Mr. Bush was away at the time, visiting Shanghai for an Asian summit in his first trip since the terrorist strikes on New York and Washington. But when he called back to the White House using a secure video monitor in a blue tent set up to block Chinese eavesdroppers, the president was informed that a monitor had indicated the presence a deadly biological material.
“As soon as I saw Dick, I could tell something was wrong,” Mr. Bush writes, referring to the vice president. “His face was as white as his tie.”
Mr. Cheney explained: “Mr. President, one of the bio-detectors went off at the White House. They found traces of botulinum toxin. The chances are we’ve all been exposed.”
Secretary of State Colin L. Powell, with Mr. Bush in China, asked about the time of exposure. Mr. Bush wondered if Mr. Powell was doing the mental math to figure out if he had been exposed when last in the White House.

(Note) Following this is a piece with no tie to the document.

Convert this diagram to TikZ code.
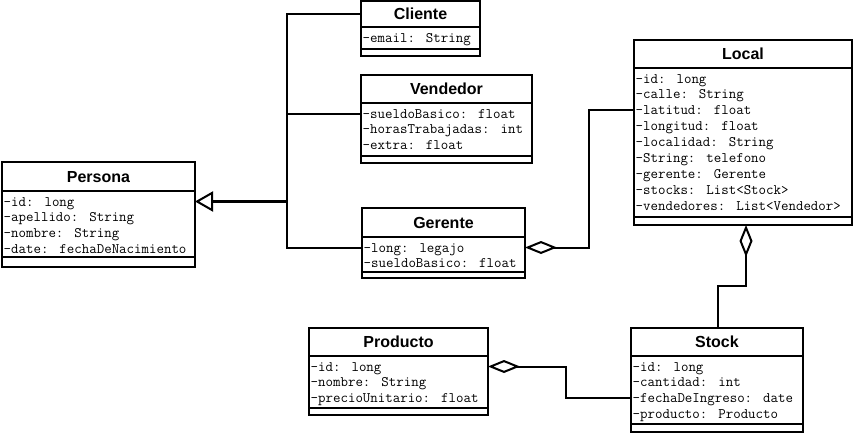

Stephen J. Hadley, then the deputy national security adviser, said the F.B.I. was testing the suspicious substance on mice and would know in 25 hours. If the mice were running around, feet down, everything was fine, but if they were dead, feet up, “we were goners,” Mr. Bush wrote. “Well, this is one way to die for your country,” said Condoleezza Rice, the national security adviser.
When the results came back the next day, they were negative. “Feet down, not feet up,” Ms. Rice told Mr. Bush.
Mr. Bush writes about the false alarm to remind readers of the atmosphere following the Sept. 11 when it seemed that anything could happen.
“Years later, incidents like the botulinum toxin scare can seem fanciful and far-fetched,” he writes. “It’s easy to chuckle at the image of America’s most senior officials praying for lab mice to stay upright. But at the time, the threats were urgent and real.”
Six mornings a week, he writes, he received a “threat matrix” report summarizing potential attacks, many of them frightening and haunting. “For months after 9/11,” he writes, “I would wake up in the middle of the night worried about what I had read.”